**Exercise requirements**
Reproduce exactly only the lines from the line that holds "Write the React, TypeScript" to the line that holds "import * as", inclusive, in the listing below, and please leave out every picture.

**Records provided**
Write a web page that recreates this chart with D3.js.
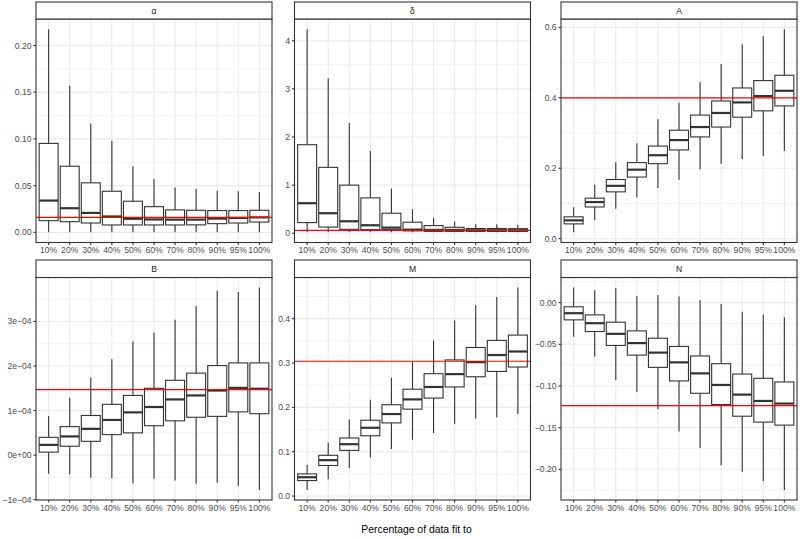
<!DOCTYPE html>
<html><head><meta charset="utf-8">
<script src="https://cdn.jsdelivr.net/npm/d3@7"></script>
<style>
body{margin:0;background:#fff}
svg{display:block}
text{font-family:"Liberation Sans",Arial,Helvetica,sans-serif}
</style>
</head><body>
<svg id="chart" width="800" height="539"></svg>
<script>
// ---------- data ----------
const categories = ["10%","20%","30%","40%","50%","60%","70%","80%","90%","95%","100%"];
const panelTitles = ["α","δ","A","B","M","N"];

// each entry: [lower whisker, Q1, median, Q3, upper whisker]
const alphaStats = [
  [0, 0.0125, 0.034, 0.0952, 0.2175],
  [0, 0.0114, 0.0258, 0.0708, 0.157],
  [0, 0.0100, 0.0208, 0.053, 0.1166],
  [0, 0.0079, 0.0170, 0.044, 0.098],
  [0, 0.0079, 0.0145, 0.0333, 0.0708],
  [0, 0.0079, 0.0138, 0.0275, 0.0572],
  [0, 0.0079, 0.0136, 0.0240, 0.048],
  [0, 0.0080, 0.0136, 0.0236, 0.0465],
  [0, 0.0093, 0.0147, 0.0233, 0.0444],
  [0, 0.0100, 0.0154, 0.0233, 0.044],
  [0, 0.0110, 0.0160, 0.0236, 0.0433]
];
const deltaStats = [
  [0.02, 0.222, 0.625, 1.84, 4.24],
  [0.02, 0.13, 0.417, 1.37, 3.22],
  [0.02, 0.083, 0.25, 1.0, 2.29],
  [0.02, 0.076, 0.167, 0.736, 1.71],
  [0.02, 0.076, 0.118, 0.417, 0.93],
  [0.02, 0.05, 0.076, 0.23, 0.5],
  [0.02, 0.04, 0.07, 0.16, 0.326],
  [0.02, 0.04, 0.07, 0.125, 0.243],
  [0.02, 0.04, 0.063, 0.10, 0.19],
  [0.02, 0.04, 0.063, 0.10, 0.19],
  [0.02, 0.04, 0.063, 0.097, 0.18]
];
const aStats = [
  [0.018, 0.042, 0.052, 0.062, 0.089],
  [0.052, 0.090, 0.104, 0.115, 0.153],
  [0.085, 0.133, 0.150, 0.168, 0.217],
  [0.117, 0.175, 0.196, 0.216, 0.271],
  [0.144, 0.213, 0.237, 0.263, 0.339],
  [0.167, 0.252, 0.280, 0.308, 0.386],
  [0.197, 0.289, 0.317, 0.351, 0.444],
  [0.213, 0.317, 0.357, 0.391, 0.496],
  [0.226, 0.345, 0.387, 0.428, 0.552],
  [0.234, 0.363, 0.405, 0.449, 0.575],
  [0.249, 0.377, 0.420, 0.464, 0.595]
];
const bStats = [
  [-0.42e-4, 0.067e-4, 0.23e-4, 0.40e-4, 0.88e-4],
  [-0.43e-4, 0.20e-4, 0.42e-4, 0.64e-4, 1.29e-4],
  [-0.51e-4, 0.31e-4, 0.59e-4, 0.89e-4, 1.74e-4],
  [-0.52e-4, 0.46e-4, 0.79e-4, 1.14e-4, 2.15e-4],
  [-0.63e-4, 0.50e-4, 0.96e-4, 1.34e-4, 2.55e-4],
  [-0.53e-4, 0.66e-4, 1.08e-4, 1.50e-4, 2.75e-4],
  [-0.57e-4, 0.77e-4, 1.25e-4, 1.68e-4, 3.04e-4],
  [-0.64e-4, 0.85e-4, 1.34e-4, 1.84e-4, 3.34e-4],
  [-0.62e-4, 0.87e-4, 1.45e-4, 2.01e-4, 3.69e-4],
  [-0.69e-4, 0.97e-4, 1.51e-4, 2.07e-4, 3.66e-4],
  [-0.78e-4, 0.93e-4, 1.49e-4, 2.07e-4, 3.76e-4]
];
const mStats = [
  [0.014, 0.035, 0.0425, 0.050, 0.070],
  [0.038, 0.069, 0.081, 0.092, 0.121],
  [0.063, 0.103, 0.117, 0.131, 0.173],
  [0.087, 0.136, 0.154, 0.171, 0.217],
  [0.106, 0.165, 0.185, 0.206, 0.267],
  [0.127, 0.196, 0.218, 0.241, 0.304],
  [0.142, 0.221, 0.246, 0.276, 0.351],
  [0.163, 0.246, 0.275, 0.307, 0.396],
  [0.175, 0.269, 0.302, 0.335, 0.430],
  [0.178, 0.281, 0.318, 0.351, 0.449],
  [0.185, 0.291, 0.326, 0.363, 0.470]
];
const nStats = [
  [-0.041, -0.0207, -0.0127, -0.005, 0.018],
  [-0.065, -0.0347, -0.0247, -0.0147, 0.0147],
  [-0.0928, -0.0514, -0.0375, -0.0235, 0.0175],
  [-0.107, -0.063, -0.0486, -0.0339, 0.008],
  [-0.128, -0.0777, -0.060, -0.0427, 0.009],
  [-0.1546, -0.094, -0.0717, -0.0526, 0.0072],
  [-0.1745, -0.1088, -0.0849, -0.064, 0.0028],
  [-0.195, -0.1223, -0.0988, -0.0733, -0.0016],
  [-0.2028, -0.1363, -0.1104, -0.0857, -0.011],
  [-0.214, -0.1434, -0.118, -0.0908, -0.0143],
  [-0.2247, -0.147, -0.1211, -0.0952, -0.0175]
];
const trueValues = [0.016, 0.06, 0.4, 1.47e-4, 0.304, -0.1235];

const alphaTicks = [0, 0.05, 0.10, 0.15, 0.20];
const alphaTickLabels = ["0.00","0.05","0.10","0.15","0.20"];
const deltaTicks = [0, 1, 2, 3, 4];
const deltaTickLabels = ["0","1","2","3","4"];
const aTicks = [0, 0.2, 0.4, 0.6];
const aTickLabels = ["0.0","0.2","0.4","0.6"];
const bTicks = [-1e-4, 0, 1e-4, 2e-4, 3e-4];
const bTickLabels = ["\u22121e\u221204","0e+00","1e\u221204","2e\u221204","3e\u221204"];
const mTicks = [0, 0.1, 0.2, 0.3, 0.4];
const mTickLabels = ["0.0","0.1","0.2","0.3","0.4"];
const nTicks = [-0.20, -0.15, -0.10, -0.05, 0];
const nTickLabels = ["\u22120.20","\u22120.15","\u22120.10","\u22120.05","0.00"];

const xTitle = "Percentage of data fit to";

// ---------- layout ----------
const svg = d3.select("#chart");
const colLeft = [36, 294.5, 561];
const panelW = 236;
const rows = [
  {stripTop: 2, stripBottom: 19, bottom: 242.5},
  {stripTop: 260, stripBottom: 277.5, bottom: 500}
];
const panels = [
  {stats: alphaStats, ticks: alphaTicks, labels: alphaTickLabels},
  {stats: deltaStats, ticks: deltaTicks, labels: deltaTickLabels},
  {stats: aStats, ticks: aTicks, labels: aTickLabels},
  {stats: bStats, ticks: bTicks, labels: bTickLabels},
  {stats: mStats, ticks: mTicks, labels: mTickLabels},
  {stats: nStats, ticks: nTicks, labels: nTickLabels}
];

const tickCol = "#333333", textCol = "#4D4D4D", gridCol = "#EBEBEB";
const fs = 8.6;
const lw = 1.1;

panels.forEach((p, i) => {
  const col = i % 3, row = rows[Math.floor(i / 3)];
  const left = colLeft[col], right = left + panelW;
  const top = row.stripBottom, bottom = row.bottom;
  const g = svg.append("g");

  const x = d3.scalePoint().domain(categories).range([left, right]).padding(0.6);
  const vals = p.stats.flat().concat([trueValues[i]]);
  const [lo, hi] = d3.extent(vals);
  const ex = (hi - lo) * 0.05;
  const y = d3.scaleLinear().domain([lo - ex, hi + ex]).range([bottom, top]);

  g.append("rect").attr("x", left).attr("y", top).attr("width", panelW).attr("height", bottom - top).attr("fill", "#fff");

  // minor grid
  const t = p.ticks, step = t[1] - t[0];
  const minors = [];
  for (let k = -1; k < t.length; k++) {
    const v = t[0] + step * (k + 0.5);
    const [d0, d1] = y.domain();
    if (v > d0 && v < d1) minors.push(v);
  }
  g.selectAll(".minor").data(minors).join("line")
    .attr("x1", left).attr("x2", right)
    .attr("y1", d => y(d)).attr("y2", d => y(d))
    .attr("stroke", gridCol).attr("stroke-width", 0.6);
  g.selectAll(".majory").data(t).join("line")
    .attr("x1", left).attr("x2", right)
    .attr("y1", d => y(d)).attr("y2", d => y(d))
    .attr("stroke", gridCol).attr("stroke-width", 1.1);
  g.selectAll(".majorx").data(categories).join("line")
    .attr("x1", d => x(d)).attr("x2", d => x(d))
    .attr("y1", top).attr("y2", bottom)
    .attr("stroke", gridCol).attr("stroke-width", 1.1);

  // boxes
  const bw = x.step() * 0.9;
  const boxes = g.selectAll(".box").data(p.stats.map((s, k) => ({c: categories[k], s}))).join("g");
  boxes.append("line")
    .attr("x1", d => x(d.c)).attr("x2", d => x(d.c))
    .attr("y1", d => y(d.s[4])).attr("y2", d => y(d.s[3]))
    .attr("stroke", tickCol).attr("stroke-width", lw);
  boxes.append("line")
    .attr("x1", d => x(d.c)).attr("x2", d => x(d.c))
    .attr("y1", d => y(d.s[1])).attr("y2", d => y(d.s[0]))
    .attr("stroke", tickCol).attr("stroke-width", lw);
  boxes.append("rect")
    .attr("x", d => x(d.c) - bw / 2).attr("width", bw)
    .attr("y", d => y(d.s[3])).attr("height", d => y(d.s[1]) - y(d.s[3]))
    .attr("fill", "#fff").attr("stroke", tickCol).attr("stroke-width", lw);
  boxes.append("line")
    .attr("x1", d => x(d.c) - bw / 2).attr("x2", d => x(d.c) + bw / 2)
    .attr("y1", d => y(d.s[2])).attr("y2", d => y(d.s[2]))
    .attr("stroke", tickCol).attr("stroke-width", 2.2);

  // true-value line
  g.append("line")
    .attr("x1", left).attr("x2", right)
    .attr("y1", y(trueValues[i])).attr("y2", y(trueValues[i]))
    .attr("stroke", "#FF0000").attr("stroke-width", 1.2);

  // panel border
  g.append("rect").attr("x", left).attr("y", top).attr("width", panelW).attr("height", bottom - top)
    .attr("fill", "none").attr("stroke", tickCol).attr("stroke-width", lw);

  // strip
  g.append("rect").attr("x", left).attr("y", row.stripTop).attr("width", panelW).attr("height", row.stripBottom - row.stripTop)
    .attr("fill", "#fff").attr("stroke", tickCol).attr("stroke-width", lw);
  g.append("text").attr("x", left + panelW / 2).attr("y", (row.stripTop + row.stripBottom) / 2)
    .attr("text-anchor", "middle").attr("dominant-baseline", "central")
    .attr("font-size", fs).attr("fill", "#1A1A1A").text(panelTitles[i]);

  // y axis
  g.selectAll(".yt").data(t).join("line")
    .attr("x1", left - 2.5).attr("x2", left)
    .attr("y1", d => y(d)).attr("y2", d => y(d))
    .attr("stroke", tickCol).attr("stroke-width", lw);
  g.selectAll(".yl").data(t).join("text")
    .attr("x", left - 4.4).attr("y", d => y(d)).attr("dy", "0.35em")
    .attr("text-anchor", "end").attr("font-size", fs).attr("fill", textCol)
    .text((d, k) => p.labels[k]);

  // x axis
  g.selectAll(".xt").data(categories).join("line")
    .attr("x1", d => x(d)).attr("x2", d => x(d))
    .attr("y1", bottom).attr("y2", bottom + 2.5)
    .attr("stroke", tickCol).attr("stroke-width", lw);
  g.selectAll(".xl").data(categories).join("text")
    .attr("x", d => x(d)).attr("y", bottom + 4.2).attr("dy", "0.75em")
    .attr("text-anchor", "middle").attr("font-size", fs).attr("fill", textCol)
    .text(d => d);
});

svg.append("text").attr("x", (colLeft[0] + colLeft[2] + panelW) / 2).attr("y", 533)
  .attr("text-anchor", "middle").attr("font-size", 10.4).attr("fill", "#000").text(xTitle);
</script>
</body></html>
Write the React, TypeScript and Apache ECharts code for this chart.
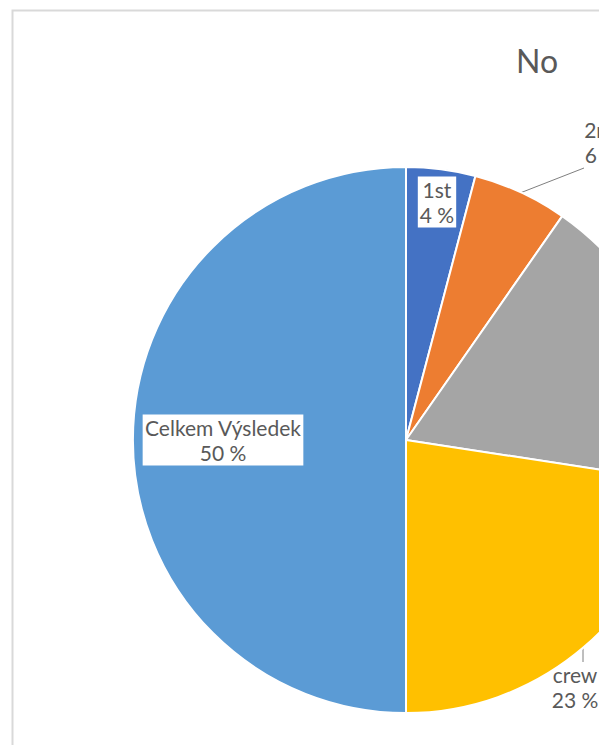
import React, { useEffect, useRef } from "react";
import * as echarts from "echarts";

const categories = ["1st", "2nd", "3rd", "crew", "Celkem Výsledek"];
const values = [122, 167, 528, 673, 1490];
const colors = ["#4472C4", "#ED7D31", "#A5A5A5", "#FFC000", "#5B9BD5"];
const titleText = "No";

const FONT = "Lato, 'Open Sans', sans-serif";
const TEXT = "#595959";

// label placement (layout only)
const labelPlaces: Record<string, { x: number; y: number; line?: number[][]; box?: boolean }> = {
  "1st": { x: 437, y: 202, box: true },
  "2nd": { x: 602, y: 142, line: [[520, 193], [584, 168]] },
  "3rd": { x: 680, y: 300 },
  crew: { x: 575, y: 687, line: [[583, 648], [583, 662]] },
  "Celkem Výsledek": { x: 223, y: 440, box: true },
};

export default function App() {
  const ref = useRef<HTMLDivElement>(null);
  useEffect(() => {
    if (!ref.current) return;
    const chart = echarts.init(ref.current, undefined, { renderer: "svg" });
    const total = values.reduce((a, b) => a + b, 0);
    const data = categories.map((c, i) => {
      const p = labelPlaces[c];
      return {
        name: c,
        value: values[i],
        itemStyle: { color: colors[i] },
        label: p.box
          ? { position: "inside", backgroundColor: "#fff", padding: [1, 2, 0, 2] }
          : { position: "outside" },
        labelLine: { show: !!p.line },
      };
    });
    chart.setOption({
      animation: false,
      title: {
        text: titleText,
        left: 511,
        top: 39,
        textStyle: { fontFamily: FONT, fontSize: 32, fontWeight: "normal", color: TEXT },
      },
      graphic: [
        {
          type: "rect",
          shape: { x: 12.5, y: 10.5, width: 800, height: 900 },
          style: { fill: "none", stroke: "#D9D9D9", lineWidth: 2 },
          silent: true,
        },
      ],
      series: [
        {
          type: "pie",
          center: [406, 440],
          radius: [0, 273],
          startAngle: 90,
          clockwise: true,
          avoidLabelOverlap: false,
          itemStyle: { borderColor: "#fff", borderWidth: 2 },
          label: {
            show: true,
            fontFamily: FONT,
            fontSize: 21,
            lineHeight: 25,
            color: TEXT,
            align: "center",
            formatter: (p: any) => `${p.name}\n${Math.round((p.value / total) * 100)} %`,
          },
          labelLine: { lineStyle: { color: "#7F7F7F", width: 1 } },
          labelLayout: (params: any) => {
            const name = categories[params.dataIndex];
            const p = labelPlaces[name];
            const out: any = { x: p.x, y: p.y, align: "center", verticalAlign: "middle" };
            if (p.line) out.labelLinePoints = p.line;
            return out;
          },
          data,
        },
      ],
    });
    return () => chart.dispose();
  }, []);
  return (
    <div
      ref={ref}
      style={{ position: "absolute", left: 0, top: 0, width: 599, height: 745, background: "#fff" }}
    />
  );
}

**Completed exercise**
Write the React, TypeScript and Apache ECharts code for this chart.
import React, { useEffect, useRef } from "react";
import * as echarts from "echarts";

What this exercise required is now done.